COLLECTED MATERIAL
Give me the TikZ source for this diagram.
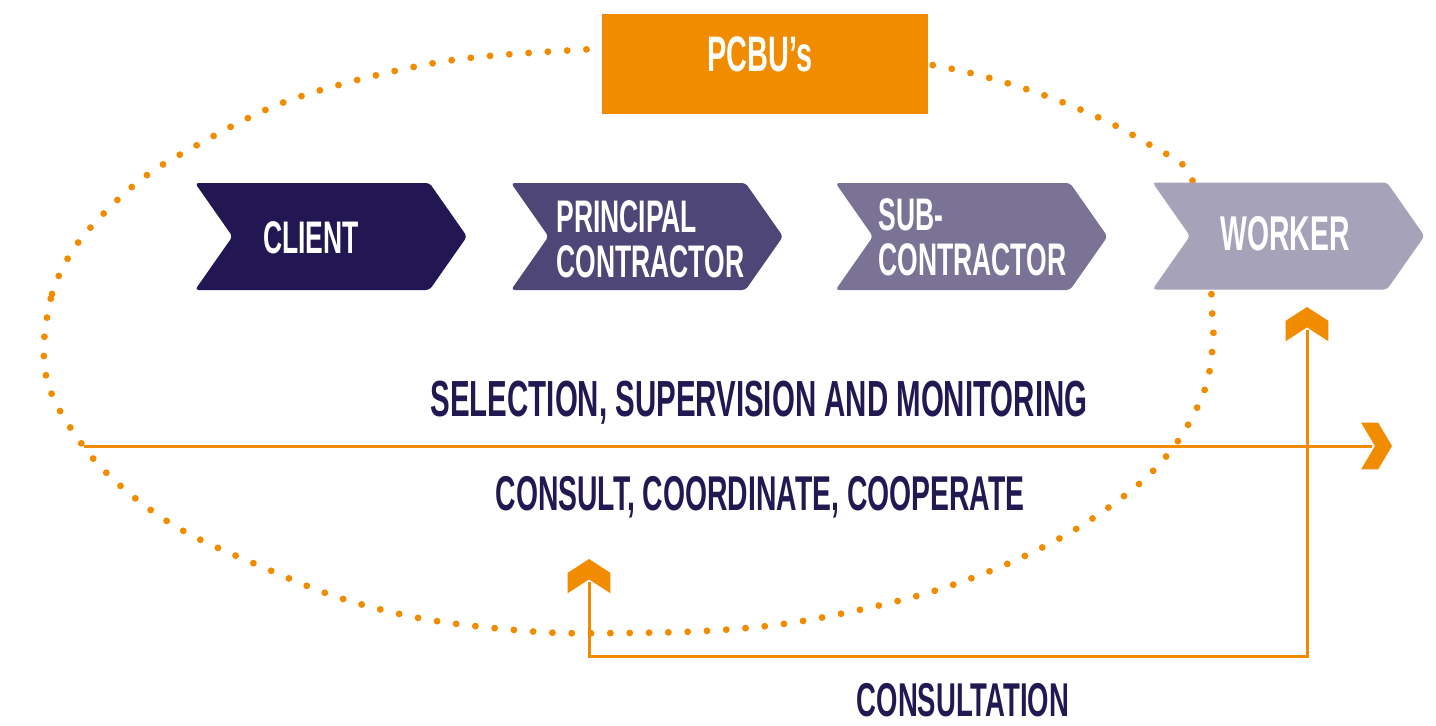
\documentclass[tikz,border=0pt]{standalone}
\usepackage{fontspec}
\newfontfamily\condfont{Liberation Sans}[FakeStretch=0.58]
\usetikzlibrary{arrows, arrows.meta}
\usetikzlibrary{shapes.symbols}

\definecolor{pcbuorange}{HTML}{F18C00}
\definecolor{clientcol}{HTML}{221752}
\definecolor{principalcol}{HTML}{4E4677}
\definecolor{subcol}{HTML}{7A7396}
\definecolor{workercol}{HTML}{A6A2BA}
\definecolor{labelcol}{HTML}{221852}

% flat chevron tip for the orange arrows
\pgfdeclarearrow{
  name = Chevron,
  parameters = {\the\pgfarrowlength,\the\pgfarrowwidth,\the\pgfarrowinset},
  setup code = {
    \pgfarrowssettipend{\pgfarrowlength}
    \pgfarrowssetlineend{.8\pgfarrowinset}
    \pgfarrowsupperhullpoint{\pgfarrowlength}{0pt}
    \pgfarrowsupperhullpoint{0pt}{.5\pgfarrowwidth}
    \pgfarrowssavethe\pgfarrowlength
    \pgfarrowssavethe\pgfarrowwidth
    \pgfarrowssavethe\pgfarrowinset
  },
  drawing code = {
    \pgfpathmoveto{\pgfqpoint{\pgfarrowlength}{0pt}}
    \pgfpathlineto{\pgfpoint{\pgfarrowlength-\pgfarrowinset}{.5\pgfarrowwidth}}
    \pgfpathlineto{\pgfqpoint{0pt}{.5\pgfarrowwidth}}
    \pgfpathlineto{\pgfqpoint{\pgfarrowinset}{0pt}}
    \pgfpathlineto{\pgfqpoint{0pt}{-.5\pgfarrowwidth}}
    \pgfpathlineto{\pgfpoint{\pgfarrowlength-\pgfarrowinset}{-.5\pgfarrowwidth}}
    \pgfpathclose
    \pgfusepathqfill
  },
  defaults = {length=17pt, width=26pt, inset=8pt}
}

\tikzset{
  chev/.style={signal, signal from=west, signal to=east, signal pointer angle=110,
    minimum width=5.44cm, minimum height=2.14cm, inner sep=0pt, rounded corners=2pt},
  chevtext/.style={text=white, font=\condfont\bfseries\fontsize{26}{25.5}\selectfont,
    align=left, inner sep=0pt},
  flowtext/.style={text=labelcol, font=\condfont\bfseries\fontsize{28}{30}\selectfont,
    inner sep=0pt, anchor=base},
  flow/.style={pcbuorange, line width=1.7pt},
  dots/.style={pcbuorange, line width=3.9pt, line cap=round, dash pattern=on 0pt off 11pt},
  sidetip/.style={-{Chevron[length=17.6pt, width=26.6pt, inset=7.9pt]}},
}

\begin{document}
\begin{tikzpicture}[x=0.02cm, y=-0.02cm]
  \useasboundingbox (0,0) rectangle (1436,725);

  % dotted loop round the chain
  \draw[dots] plot[smooth cycle, tension=0.55] coordinates {
    (44,342) (52,294) (68,258) (91,227) (133,186) (181,154) (290,100) (440,62)
    (592,49) (700,44) (800,46) (943,67) (1032,91) (1104,120) (1155,148) (1187,170)
    (1207,230) (1212,310) (1213,342) (1205,389) (1178,441) (1139,484) (1076,529)
    (1007,564) (934,591) (859,610) (783,624) (705,631) (620,633) (540,632)
    (430,620) (340,598) (260,566) (189,534) (140,502) (97,463) (63,416) (47,380)};

  \node[fill=pcbuorange, minimum width=6.52cm, minimum height=2cm, inner sep=0pt] (pcbu) at (765,64) {};
  \node[chevtext, anchor=base, font=\condfont\bfseries\fontsize{28.4}{30}\selectfont] (pcbutext) at (760,71) {PCBU’s};

  \node[chev, fill=clientcol] (client) at (331,236.5) {};
  \node[chev, fill=principalcol] (principal) at (647,236.5) {};
  \node[chev, fill=subcol] (sub) at (971.5,236.5) {};
  \node[chev, fill=workercol] (worker) at (1288.5,236) {};

  \node[chevtext, anchor=base] (clienttext) at (311,253) {CLIENT};
  \node[chevtext, anchor=west] (principaltext) at (556,239) {PRINCIPAL\\CONTRACTOR};
  \node[chevtext, anchor=west] (subtext) at (878,237) {SUB-\\CONTRACTOR};
  \node[chevtext, anchor=base, font=\condfont\bfseries\fontsize{27.8}{30}\selectfont] (workertext) at (1285,250) {WORKER};

  \coordinate (selstart) at (84,446);
  \coordinate (selend) at (1392,446);
  \draw[flow, sidetip] (selstart) -- (selend);

  \node[flowtext, font=\condfont\bfseries\fontsize{28.9}{30}\selectfont] (selection) at (759,416) {SELECTION, SUPERVISION AND MONITORING};
  \node[flowtext, font=\condfont\bfseries\fontsize{27.8}{30}\selectfont] (consult) at (760,510) {CONSULT, COORDINATE, COOPERATE};

  \coordinate (consleft) at (589,559);
  \coordinate (consbl) at (589,656);
  \coordinate (consbr) at (1307,656);
  \coordinate (consright) at (1307,307);
  \draw[flow, {Chevron[length=19.5pt, width=24.4pt, inset=7.9pt]}-{Chevron[length=19.5pt, width=24.4pt, inset=7.9pt]}]
    (consleft) -- (consbl) -- (consbr) -- (consright);

  \node[flowtext, font=\condfont\bfseries\fontsize{27}{30}\selectfont] (consultation) at (963,716) {CONSULTATION};
\end{tikzpicture}
\end{document}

EXERCISE OBJECTIVE
Give back every line exactly as it stands, pictures excluded.

WRITTEN RESPONSE
Give me the TikZ source for this diagram.
\documentclass[tikz,border=0pt]{standalone}
\usepackage{fontspec}
\newfontfamily\condfont{Liberation Sans}[FakeStretch=0.58]
\usetikzlibrary{arrows, arrows.meta}
\usetikzlibrary{shapes.symbols}

\definecolor{pcbuorange}{HTML}{F18C00}
\definecolor{clientcol}{HTML}{221752}
\definecolor{principalcol}{HTML}{4E4677}
\definecolor{subcol}{HTML}{7A7396}
\definecolor{workercol}{HTML}{A6A2BA}
\definecolor{labelcol}{HTML}{221852}

% flat chevron tip for the orange arrows
\pgfdeclarearrow{
  name = Chevron,
  parameters = {\the\pgfarrowlength,\the\pgfarrowwidth,\the\pgfarrowinset},
  setup code = {
    \pgfarrowssettipend{\pgfarrowlength}
    \pgfarrowssetlineend{.8\pgfarrowinset}
    \pgfarrowsupperhullpoint{\pgfarrowlength}{0pt}
    \pgfarrowsupperhullpoint{0pt}{.5\pgfarrowwidth}
    \pgfarrowssavethe\pgfarrowlength
    \pgfarrowssavethe\pgfarrowwidth
    \pgfarrowssavethe\pgfarrowinset
  },
  drawing code = {
    \pgfpathmoveto{\pgfqpoint{\pgfarrowlength}{0pt}}
    \pgfpathlineto{\pgfpoint{\pgfarrowlength-\pgfarrowinset}{.5\pgfarrowwidth}}
    \pgfpathlineto{\pgfqpoint{0pt}{.5\pgfarrowwidth}}
    \pgfpathlineto{\pgfqpoint{\pgfarrowinset}{0pt}}
    \pgfpathlineto{\pgfqpoint{0pt}{-.5\pgfarrowwidth}}
    \pgfpathlineto{\pgfpoint{\pgfarrowlength-\pgfarrowinset}{-.5\pgfarrowwidth}}
    \pgfpathclose
    \pgfusepathqfill
  },
  defaults = {length=17pt, width=26pt, inset=8pt}
}

\tikzset{
  chev/.style={signal, signal from=west, signal to=east, signal pointer angle=110,
    minimum width=5.44cm, minimum height=2.14cm, inner sep=0pt, rounded corners=2pt},
  chevtext/.style={text=white, font=\condfont\bfseries\fontsize{26}{25.5}\selectfont,
    align=left, inner sep=0pt},
  flowtext/.style={text=labelcol, font=\condfont\bfseries\fontsize{28}{30}\selectfont,
    inner sep=0pt, anchor=base},
  flow/.style={pcbuorange, line width=1.7pt},
  dots/.style={pcbuorange, line width=3.9pt, line cap=round, dash pattern=on 0pt off 11pt},
  sidetip/.style={-{Chevron[length=17.6pt, width=26.6pt, inset=7.9pt]}},
}

\begin{document}
\begin{tikzpicture}[x=0.02cm, y=-0.02cm]
  \useasboundingbox (0,0) rectangle (1436,725);

  % dotted loop round the chain
  \draw[dots] plot[smooth cycle, tension=0.55] coordinates {
    (44,342) (52,294) (68,258) (91,227) (133,186) (181,154) (290,100) (440,62)
    (592,49) (700,44) (800,46) (943,67) (1032,91) (1104,120) (1155,148) (1187,170)
    (1207,230) (1212,310) (1213,342) (1205,389) (1178,441) (1139,484) (1076,529)
    (1007,564) (934,591) (859,610) (783,624) (705,631) (620,633) (540,632)
    (430,620) (340,598) (260,566) (189,534) (140,502) (97,463) (63,416) (47,380)};

  \node[fill=pcbuorange, minimum width=6.52cm, minimum height=2cm, inner sep=0pt] (pcbu) at (765,64) {};
  \node[chevtext, anchor=base, font=\condfont\bfseries\fontsize{28.4}{30}\selectfont] (pcbutext) at (760,71) {PCBU’s};

  \node[chev, fill=clientcol] (client) at (331,236.5) {};
  \node[chev, fill=principalcol] (principal) at (647,236.5) {};
  \node[chev, fill=subcol] (sub) at (971.5,236.5) {};
  \node[chev, fill=workercol] (worker) at (1288.5,236) {};

  \node[chevtext, anchor=base] (clienttext) at (311,253) {CLIENT};
  \node[chevtext, anchor=west] (principaltext) at (556,239) {PRINCIPAL\\CONTRACTOR};
  \node[chevtext, anchor=west] (subtext) at (878,237) {SUB-\\CONTRACTOR};
  \node[chevtext, anchor=base, font=\condfont\bfseries\fontsize{27.8}{30}\selectfont] (workertext) at (1285,250) {WORKER};

  \coordinate (selstart) at (84,446);
  \coordinate (selend) at (1392,446);
  \draw[flow, sidetip] (selstart) -- (selend);

  \node[flowtext, font=\condfont\bfseries\fontsize{28.9}{30}\selectfont] (selection) at (759,416) {SELECTION, SUPERVISION AND MONITORING};
  \node[flowtext, font=\condfont\bfseries\fontsize{27.8}{30}\selectfont] (consult) at (760,510) {CONSULT, COORDINATE, COOPERATE};

  \coordinate (consleft) at (589,559);
  \coordinate (consbl) at (589,656);
  \coordinate (consbr) at (1307,656);
  \coordinate (consright) at (1307,307);
  \draw[flow, {Chevron[length=19.5pt, width=24.4pt, inset=7.9pt]}-{Chevron[length=19.5pt, width=24.4pt, inset=7.9pt]}]
    (consleft) -- (consbl) -- (consbr) -- (consright);

  \node[flowtext, font=\condfont\bfseries\fontsize{27}{30}\selectfont] (consultation) at (963,716) {CONSULTATION};
\end{tikzpicture}
\end{document}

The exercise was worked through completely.